Die Bildungssituation von Kindern mit Migrationshintergrund in Deutschland ist alarmierend. Ein neuer Bildungsmonitor des Instituts der deutschen Wirtschaft (IW) offenbart gravierende Defizite, insbesondere bei den Zuwandererkindern der ersten Generation. Ahmed Mansour, ein Integrationsexperte, hebt hervor, wie wichtig es ist, die Schulbildung und Integration dieser Kinder zu fördern, um Radikalisierungstendenzen in der Gesellschaft entgegenzuwirken.
Laut dem Bildungsmonitor haben rund 40 Prozent der Kinder unter 15 Jahren einen Migrationshintergrund. Diese Zuwanderung zeigt ein enormen Potenzial für die deutsche Wirtschaft, vor allem im Hinblick auf den demografischen Wandel. Dennoch scheitert Deutschland nach wie vor daran, diese Kinder effektiv zu integrieren. Die Pisa-Studie hat aufgedeckt, dass 64 Prozent der Zuwandererkinder im Alter von 15 Jahren zur Risikogruppe in Fächern wie Deutsch und Mathematik gehören. Dies bedeutet, dass sie nicht ausreichend qualifiziert sind, um den Herausforderungen im schulischen und später im beruflichen Umfeld gewachsen zu sein.
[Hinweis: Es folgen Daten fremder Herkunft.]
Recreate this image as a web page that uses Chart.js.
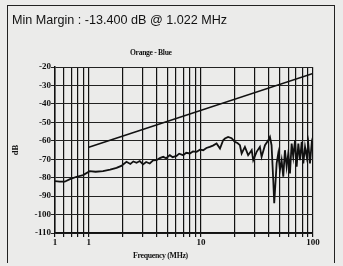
<!DOCTYPE html>
<html><head><meta charset="utf-8">
<script src="https://cdn.jsdelivr.net/npm/chart.js@4/dist/chart.umd.min.js"></script>
<style>
html,body{margin:0;padding:0;background:#ebebea;width:343px;height:266px;overflow:hidden;}
#wrap{position:relative;width:343px;height:266px;}
#frame{position:absolute;left:7px;top:5px;width:328px;height:258px;border:1.5px solid #222;border-bottom:none;box-sizing:border-box;}
#title{position:absolute;left:12px;top:13px;font:12.6px "Liberation Sans",Arial,sans-serif;color:#111;white-space:nowrap;}
#sub{position:absolute;left:130px;top:48px;font:bold 7.6px "Liberation Serif",serif;letter-spacing:-0.3px;color:#111;white-space:nowrap;}
#xt{position:absolute;left:133px;top:251px;font:bold 7.8px "Liberation Serif",serif;letter-spacing:-0.3px;color:#111;white-space:nowrap;}
canvas{position:absolute;left:0;top:0;}
</style></head>
<body><div id="wrap">
<canvas id="c" width="343" height="266"></canvas>
<div id="frame"></div>
<div id="title">Min Margin : -13.400 dB @ 1.022 MHz</div>
<div id="sub">Orange - Blue</div>
<div id="xt">Frequency (MHz)</div>
</div>
<script>
// Frequencies (MHz) of the measured trace
const measFreq = [0.5,0.55,0.61,0.68,0.78,0.89,1.02,1.15,1.34,1.55,1.77,1.95,2.17,2.35,2.5,2.67,2.85,3.05,3.25,3.5,3.75,4.02,4.3,4.61,4.9,5.29,5.6,6.07,6.4,6.95,7.4,7.97,8.5,9.16,9.8,10.5,11.2,12.0,12.8,13.8,14.8,15.8,16.4,17.5,18.8,20.1,21.2,22.3,23.1,24.7,26.4,28.4,29.3,31.4,33.6,34.8,37.3,39.9,41.3,42.7,44.2,45.1,47.4,49.0,50.7,52.5,54.3,56.2,58.2,60.2,62.3,64.5,66.7,69.1,71.5,74.0,76.6,79.3,82.0,84.9,87.9,90.8,94.0,97.3,100];
// Measured level (dB)
const measDb = [-81.9,-82.2,-82.2,-80.8,-79.5,-78.6,-76.5,-76.8,-76.4,-75.6,-74.7,-73.6,-71.4,-72.6,-71.2,-71.9,-71.0,-72.8,-71.5,-72.3,-70.6,-70.5,-69.4,-68.7,-69.5,-67.8,-68.9,-68.2,-67.0,-67.8,-66.5,-66.9,-65.8,-66.0,-64.8,-65.1,-63.9,-63.3,-62.6,-61.5,-64.2,-59.7,-58.8,-57.9,-58.6,-60.6,-61.2,-62.4,-66.9,-63.3,-67.8,-65.1,-70.5,-66.0,-63.3,-68.7,-62.4,-59.7,-57.9,-62.4,-81.3,-93.9,-72.3,-66.9,-75.9,-70.5,-79.5,-65.1,-74.1,-66.9,-77.7,-61.5,-68.7,-59.7,-74.1,-61.5,-70.5,-60.6,-72.3,-63.3,-68.7,-61.5,-72.3,-61.5,-65.1];
// Limit line
const limitFreq = [1, 100];
const limitDb = [-63.5, -23.5];
// Axis ticks
const xTickValues = [0.5,0.6,0.7,0.8,0.9,1,2,3,4,5,6,7,8,9,10,20,30,40,50,60,70,80,90,100];
const xTickLabels = {0.5:'1', 1:'1', 10:'10', 100:'100'};
const yTickValues = [-20,-30,-40,-50,-60,-70,-80,-90,-100,-110];

const serif = {family:'"Liberation Serif", serif', size:9, weight:'bold'};

new Chart(document.getElementById('c'), {
  type:'scatter',
  data:{datasets:[
    {data: limitFreq.map((f,i)=>({x:f,y:limitDb[i]})), showLine:true, borderColor:'#111', borderWidth:1.6, pointRadius:0},
    {data: measFreq.map((f,i)=>({x:f,y:measDb[i]})), showLine:true, borderColor:'#111', borderWidth:1.8, pointRadius:0, tension:0}
  ]},
  options:{
    responsive:false, animation:false,
    layout:{padding:{left:0,top:67,right:30,bottom:0}},
    plugins:{legend:{display:false}, tooltip:{enabled:false}},
    scales:{
      x:{type:'logarithmic', min:0.5, max:100,
        afterBuildTicks:s=>{s.ticks = xTickValues.map(v=>({value:v}));},
        afterFit:s=>{s.height=33;},
        grid:{color:'#111', lineWidth:1.2, tickLength:4, drawTicks:true},
        border:{color:'#111', width:1.5},
        ticks:{autoSkip:false, maxRotation:0, padding:0, color:'#111', font:serif,
          callback:(v)=> xTickLabels[v] !== undefined ? xTickLabels[v] : ''}
      },
      y:{type:'linear', min:-110, max:-20,
        afterBuildTicks:s=>{s.ticks = yTickValues.map(v=>({value:v}));},
        afterFit:s=>{s.width=55;},
        grid:{color:'#222', lineWidth:1, tickLength:4, borderDash:[3,1]},
        border:{color:'#111', width:1.5},
        ticks:{padding:0, color:'#111', font:serif},
        title:{display:true, text:'dB', color:'#111', font:{family:'"Liberation Serif", serif', size:8.5, weight:'bold'}, padding:{top:11,bottom:0}}
      }
    }
  }
});
</script>
</body></html>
Herausforderungen der Integration
Die Hauptursache für diese Probleme sind nicht die Kinder selbst, sondern oft die fehlenden Deutschkenntnisse ihrer Eltern sowie deren Bildungsferne. Dies wirkt sich negativ auf die Chancen der Kinder im Bildungssystem aus. Thorsten Alsleben, Geschäftsführer der Initiative Neue Soziale Marktwirtschaft, betont, dass nicht die Zuwanderung das Problem darstellt, sondern die unzureichende Unterstützung von bildungsfernen Familien.
Ein grundlegender Ansatz zur Verbesserung der Bildungssituation ist die frühkindliche Bildung. Mansour schlägt vor, verbindliche Sprachtests für Kinder ab vier Jahren einzuführen, gekoppelt mit einer Kita-Pflicht für jene, die Sprachdefizite aufweisen. Er ist überzeugt, dass gezielte Investitionen in die frühkindliche Bildung langfristig nicht nur den einzelnen Kindern helfen, sondern auch der gesamten Gesellschaft zugutekommen und zum Erhalt des Wohlstands beitragen können.
Besonders besorgniserregend ist, dass der Anteil der Kinder mit Migrationshintergrund in Kindertagesstätten von 85 Prozent im Jahr 2013 auf 78 Prozent im Jahr 2022 gesunken ist. Währenddessen liegen die Besuchszahlen bei Kindern ohne Migrationshintergrund bei 100 Prozent. Die Bildungschancen derjenigen, die in sozialen Brennpunkten leben, sind erheblich eingeschränkt, da in den Schulen, die die sozial schwächsten Schüler bedienen, 63 Prozent aller Risikoschüler konzentriert sind.
Forderungen nach umfassenden Reformen
Die Studie befürwortet große Investitionen in Schulen mit einem hohen Anteil an benachteiligten Schülern, wie es das neue Startchancenprogramm vorsieht. Eine Modellrechnung hat gezeigt, dass der Staat durch investieren von 20 Milliarden Euro langfristig positive Effekte zwischen 56 und 113 Milliarden Euro erzielen kann, etwa aufgrund höherer Steuereinnahmen und geringerer Transferleistungen durch besser qualifizierte Jugendliche.
Mansour drängt zudem auf eine Durchmischung der Schüler an Schulen, um die Bildungsbenachteiligung zu überwinden. Er fordert ein Konzept, dass „Bussing“ ermöglicht, also die gezielte Verteilung von Kindern auf Schulen, um soziale Segregation zu verhindern. „Wir müssen alles tun, damit es nicht zu einer Gettoisierung im Bildungssystem kommt“, betont er eindringlich.
Ein weiterer Aspekt ist die Sprachförderung ab dem dritten Lebensjahr, die nicht nur für Migrantenfamilien, sondern auch für deutsche Familien entscheidend ist. Oft fehlt es auch dort an ausreichender Kommunikation, was die Sprachkompetenz der Kinder negativ beeinträchtigt.
Ein Blick auf die Bildungslandschaft in den Bundesländern zeigt erhebliche Unterschiede. Sachsen und Bayern führen weiterhin das Ranking an, während Berlin den größten Fortschritt gemacht hat, obwohl es weiterhin unterdurchschnittliche Ergebnisse in Schulfächern wie Deutsch und Mathematik aufweist. Berlin habe sich jedoch in der Qualität der Betreuungsangebote und der Ganztagsbetreuung verbessert, was positiv gewertet wird.